Re: Occupy America My main issue with these protests is the targeting of individuals and the scapegoating going on. Just because some of these Wall Street executives were crooked and ran firms into the ground doesn't mean all were. And just because some of the 1% are terrible greedy people doesn't mean all rich people need to be vilified. I mean, this recent branch of the protest where they are marching and protesting outside of people's houses, the "Millionaire's March". Its ridiculous. The people they are protesting? Jamie Dimon, who arguably was the most admirable of the bank CEOs during the crisis and who was one of them who didn't fuck shit up. Chase didn't want TARP funds but basically was forced to accept them by the government so that it didn't seem that funds were being selectively distributed. Then Chase used those funds to expand their business and they were among the first to pay the funds back. But sure, lets vilify him John Paulson? The man runs a brilliant hedge fund and made money during the crisis cause he wasn't an idiot.

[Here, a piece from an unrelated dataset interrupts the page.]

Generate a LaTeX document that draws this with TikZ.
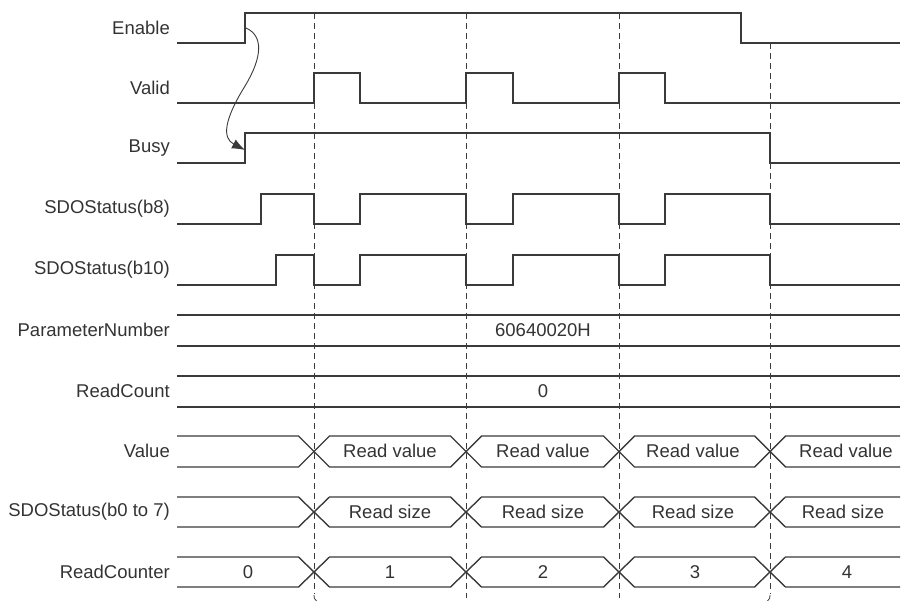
\documentclass[tikz,border=0pt]{standalone}
\usepackage{fontspec}
\setmainfont{Liberation Sans}
\usetikzlibrary{arrows.meta}
\definecolor{ln}{HTML}{3A3A3A}
\definecolor{tx}{HTML}{333333}
\tikzset{
  wave/.style={draw=ln, line width=1.4pt, line join=miter},
  guide/.style={draw=ln, line width=0.8pt, dash pattern=on 6pt off 4pt},
  lbl/.style={anchor=east, text=tx, font=\fontsize{18.5}{20}\selectfont, inner sep=0pt},
  val/.style={text=tx, font=\fontsize{18.5}{20}\selectfont, inner sep=0pt},
  cue/.style={draw=ln, line width=0.9pt, -{Latex[length=13pt,width=10pt]}}
}
\begin{document}
\begin{tikzpicture}[x=1pt,y=-1pt]
\useasboundingbox (0,0) rectangle (901,601);
% guide lines
\draw[guide] (314,13) -- (314,594);
\draw[guide] (466,13) -- (466,598);
\draw[guide] (619,13) -- (619,598);
\draw[guide] (770,43) -- (770,594);
\draw[draw=ln, line width=0.8pt] (314,595) .. controls (314,598) .. (316.5,601);
\draw[draw=ln, line width=0.8pt] (770,595) .. controls (770,598) .. (767.5,601);
% labels
\node[lbl] (lEnable) at (170,28) {Enable};
\node[lbl] (lValid) at (170,88) {Valid};
\node[lbl] (lBusy) at (170,148) {Busy};
\node[lbl] (lb8) at (170,209) {SDOStatus(b8)};
\node[lbl] (lb10) at (170,270) {SDOStatus(b10)};
\node[lbl] (lPN) at (170,330) {ParameterNumber};
\node[lbl] (lRC) at (170,391) {ReadCount};
\node[lbl] (lVal) at (170,451) {Value};
\node[lbl] (lSz) at (170,512) {SDOStatus(b0 to 7)};
\node[lbl] (lCnt) at (170,572) {ReadCounter};
% Enable
\draw[wave] (177,43) -- (245,43) -- (245,13) -- (741,13) -- (741,43) -- (900,43);
% Valid
\draw[wave] (177,103) -- (314,103) -- (314,73) -- (360,73) -- (360,103) -- (466,103) -- (466,73) -- (513,73) -- (513,103) -- (619,103) -- (619,73) -- (665,73) -- (665,103) -- (900,103);
% Busy
\draw[wave] (177,163) -- (245,163) -- (245,133) -- (770,133) -- (770,163) -- (900,163);
% SDOStatus(b8)
\draw[wave] (177,224) -- (261,224) -- (261,194) -- (314,194) -- (314,224) -- (360,224) -- (360,194) -- (466,194) -- (466,224) -- (513,224) -- (513,194) -- (619,194) -- (619,224) -- (665,224) -- (665,194) -- (770,194) -- (770,224) -- (900,224);
% SDOStatus(b10)
\draw[wave] (177,285) -- (276,285) -- (276,255) -- (314,255) -- (314,285) -- (360,285) -- (360,255) -- (466,255) -- (466,285) -- (513,285) -- (513,255) -- (619,255) -- (619,285) -- (665,285) -- (665,255) -- (770,255) -- (770,285) -- (900,285);
% ParameterNumber
\draw[wave] (177,315) -- (900,315);
\draw[wave] (177,346) -- (900,346);
\node[val] (tPN) at (543,330) {60640020H};
% ReadCount
\draw[wave] (177,376) -- (900,376);
\draw[wave] (177,407) -- (900,407);
\node[val] (tRC) at (543,391) {0};
% bus rows with crossings
\foreach \t/\b in {436/467, 497/527, 557/587}{
  \draw[wave] (177,\t) -- (298.5,\t) -- (329.5,\b) -- (450.5,\b) -- (481.5,\t) -- (603.5,\t) -- (634.5,\b) -- (754.5,\b) -- (785.5,\t) -- (900,\t);
  \draw[wave] (177,\b) -- (298.5,\b) -- (329.5,\t) -- (450.5,\t) -- (481.5,\b) -- (603.5,\b) -- (634.5,\t) -- (754.5,\t) -- (785.5,\b) -- (900,\b);
}
% Value texts
\node[val] (v1) at (390,451) {Read value};
\node[val] (v2) at (543,451) {Read value};
\node[val] (v3) at (693,451) {Read value};
\node[val] (v4) at (846,451) {Read value};
% Size texts
\node[val] (s1) at (390,512) {Read size};
\node[val] (s2) at (543,512) {Read size};
\node[val] (s3) at (693,512) {Read size};
\node[val] (s4) at (843,512) {Read size};
% Counter texts
\node[val] (c0) at (248,572) {0};
\node[val] (c1) at (390,572) {1};
\node[val] (c2) at (543,572) {2};
\node[val] (c3) at (695,572) {3};
\node[val] (c4) at (847,572) {4};
% cause arrow
\coordinate (aS) at (246,28);
\coordinate (aE) at (245,150);
\draw[cue] (aS) .. controls (264,36) and (262,58) .. (245,86) .. controls (224,120) and (222,138) .. (aE);
\end{tikzpicture}
\end{document}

He was one of the few people not involved in the subprime mess, but yes, lets hate on him. And fucking Rupert Murdoch? I mean, he's kind of a douche, but a misguided target during this whole mess. Bottom line, alot of rich people, the 1% if you will, are paying the taxes they are and doing what the will because the government allows it. Bitch about the government, the tax structure, the wasted spending, but don't boil this down to a personal level where there is animosity for people just because they have money and are successful. Now the majority of the people on this board don't have that mentality cause this discussion has been for the most pair level headed and commendable from both sides. But so many of these Occupy Wall Street morons, especially the younger patchouli smelling idiots and students, have this Eat the Rich mindset where simply having a large bank account makes you a deplorable personal and a dishonest bastard. That mode of thinking disgusts me.